Quote exactly the lines from the start of the entries to the one with "y_ticks = [-3, -2, -1, 0, 1, 2, 3, 4, 5]", both ends included.

--- begin Exercise input ---

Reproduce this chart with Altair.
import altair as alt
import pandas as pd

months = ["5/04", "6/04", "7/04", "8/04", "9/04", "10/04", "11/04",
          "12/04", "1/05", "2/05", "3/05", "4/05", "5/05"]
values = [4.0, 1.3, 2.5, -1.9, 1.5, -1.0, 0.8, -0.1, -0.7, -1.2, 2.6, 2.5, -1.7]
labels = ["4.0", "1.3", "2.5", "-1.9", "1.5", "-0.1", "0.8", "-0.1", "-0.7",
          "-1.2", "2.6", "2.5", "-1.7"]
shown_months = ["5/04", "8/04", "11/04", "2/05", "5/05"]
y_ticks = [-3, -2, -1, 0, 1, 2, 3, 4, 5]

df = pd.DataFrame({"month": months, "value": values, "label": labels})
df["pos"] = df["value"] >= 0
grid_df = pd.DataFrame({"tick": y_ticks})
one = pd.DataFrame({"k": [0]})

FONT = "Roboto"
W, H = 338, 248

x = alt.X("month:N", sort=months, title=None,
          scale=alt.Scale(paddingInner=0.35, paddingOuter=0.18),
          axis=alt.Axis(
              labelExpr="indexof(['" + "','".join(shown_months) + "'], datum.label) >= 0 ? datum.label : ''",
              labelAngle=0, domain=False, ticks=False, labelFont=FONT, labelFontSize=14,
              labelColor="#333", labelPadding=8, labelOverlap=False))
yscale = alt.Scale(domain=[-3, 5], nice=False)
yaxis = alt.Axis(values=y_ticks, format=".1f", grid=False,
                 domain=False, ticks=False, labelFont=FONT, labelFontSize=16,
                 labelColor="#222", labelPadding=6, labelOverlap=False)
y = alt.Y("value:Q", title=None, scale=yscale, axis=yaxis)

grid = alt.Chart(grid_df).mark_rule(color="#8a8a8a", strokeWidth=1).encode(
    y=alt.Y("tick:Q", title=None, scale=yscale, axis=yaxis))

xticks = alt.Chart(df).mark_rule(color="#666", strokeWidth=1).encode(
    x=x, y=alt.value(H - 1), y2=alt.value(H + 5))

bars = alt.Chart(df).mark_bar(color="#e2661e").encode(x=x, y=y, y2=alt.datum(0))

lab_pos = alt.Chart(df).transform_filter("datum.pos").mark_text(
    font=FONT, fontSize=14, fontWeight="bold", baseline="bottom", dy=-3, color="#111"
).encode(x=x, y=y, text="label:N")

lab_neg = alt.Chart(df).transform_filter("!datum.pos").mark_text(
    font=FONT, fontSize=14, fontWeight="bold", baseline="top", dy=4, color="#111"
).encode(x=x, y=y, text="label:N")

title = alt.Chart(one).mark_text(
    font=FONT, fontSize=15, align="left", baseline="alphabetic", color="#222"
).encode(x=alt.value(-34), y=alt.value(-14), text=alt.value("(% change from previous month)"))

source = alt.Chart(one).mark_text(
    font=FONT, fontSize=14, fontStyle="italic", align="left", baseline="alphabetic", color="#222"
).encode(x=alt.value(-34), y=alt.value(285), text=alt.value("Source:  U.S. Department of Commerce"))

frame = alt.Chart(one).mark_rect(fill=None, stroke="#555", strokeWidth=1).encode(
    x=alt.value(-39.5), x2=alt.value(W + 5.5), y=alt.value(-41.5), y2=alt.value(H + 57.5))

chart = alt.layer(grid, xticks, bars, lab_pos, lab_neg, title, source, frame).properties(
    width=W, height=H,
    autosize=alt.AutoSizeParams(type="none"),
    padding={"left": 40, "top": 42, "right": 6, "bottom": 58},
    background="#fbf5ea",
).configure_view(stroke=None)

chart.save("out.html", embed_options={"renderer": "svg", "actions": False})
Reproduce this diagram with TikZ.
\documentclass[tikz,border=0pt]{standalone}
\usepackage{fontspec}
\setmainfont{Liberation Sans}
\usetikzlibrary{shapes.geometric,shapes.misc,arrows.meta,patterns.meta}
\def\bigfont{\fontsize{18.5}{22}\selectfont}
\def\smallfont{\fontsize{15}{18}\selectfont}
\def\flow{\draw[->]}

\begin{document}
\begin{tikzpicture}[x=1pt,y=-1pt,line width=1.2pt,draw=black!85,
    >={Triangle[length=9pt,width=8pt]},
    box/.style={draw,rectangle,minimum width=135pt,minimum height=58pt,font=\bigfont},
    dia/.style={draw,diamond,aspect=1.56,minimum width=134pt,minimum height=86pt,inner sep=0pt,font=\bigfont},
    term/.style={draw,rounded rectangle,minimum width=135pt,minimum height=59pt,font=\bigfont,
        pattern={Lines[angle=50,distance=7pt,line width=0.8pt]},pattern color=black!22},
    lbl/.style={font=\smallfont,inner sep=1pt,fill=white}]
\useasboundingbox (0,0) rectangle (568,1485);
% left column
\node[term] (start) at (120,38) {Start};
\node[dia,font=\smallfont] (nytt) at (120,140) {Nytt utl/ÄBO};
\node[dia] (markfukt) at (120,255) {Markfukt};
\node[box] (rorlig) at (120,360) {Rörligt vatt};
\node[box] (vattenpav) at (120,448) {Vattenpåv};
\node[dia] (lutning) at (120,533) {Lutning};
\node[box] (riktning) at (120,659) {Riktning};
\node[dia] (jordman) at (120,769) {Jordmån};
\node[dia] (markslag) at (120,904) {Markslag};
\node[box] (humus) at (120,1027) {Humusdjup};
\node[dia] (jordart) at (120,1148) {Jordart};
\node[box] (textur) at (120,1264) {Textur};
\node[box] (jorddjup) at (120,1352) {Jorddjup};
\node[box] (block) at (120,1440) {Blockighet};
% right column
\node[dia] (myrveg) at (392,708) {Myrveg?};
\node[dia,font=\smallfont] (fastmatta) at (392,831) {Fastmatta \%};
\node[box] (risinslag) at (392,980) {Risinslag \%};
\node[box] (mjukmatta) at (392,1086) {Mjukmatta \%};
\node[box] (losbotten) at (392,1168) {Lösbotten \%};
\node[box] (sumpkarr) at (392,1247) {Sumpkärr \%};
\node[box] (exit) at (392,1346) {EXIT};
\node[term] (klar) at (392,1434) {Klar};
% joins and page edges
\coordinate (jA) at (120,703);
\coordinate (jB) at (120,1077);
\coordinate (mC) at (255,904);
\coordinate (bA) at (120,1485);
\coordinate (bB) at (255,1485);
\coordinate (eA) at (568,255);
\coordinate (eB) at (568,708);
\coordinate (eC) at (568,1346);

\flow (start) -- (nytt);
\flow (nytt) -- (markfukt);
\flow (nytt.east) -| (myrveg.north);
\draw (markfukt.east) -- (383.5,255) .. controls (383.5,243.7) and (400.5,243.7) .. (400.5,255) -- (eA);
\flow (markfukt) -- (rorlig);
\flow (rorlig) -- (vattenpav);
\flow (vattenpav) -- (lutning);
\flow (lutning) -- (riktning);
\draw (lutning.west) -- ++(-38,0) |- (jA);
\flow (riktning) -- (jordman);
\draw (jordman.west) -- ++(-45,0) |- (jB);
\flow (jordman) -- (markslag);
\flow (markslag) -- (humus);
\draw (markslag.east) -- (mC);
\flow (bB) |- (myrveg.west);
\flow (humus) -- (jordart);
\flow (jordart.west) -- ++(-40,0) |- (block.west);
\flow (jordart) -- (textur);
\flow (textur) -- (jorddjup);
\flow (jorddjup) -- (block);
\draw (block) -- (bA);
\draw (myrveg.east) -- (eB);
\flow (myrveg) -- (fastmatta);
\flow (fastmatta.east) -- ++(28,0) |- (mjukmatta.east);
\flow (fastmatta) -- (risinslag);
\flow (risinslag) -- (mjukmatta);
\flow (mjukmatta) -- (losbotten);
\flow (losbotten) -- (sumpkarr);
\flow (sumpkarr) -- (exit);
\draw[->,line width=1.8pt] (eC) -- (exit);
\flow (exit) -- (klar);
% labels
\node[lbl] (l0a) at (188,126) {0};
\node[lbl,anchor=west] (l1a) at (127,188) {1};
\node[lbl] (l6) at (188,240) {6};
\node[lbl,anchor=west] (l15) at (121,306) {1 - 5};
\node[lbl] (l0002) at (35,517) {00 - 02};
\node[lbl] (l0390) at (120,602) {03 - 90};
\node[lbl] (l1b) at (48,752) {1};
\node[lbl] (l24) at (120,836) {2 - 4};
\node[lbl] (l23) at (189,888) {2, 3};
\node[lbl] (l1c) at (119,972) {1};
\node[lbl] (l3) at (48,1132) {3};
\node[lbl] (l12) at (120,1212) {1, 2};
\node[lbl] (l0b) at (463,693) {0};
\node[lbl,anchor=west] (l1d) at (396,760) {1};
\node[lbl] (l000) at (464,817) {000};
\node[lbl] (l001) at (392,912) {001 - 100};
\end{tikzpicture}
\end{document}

--- end Exercise input ---

▶ [Written solution]:
Reproduce this chart with Altair.
import altair as alt
import pandas as pd

months = ["5/04", "6/04", "7/04", "8/04", "9/04", "10/04", "11/04",
          "12/04", "1/05", "2/05", "3/05", "4/05", "5/05"]
values = [4.0, 1.3, 2.5, -1.9, 1.5, -1.0, 0.8, -0.1, -0.7, -1.2, 2.6, 2.5, -1.7]
labels = ["4.0", "1.3", "2.5", "-1.9", "1.5", "-0.1", "0.8", "-0.1", "-0.7",
          "-1.2", "2.6", "2.5", "-1.7"]
shown_months = ["5/04", "8/04", "11/04", "2/05", "5/05"]
y_ticks = [-3, -2, -1, 0, 1, 2, 3, 4, 5]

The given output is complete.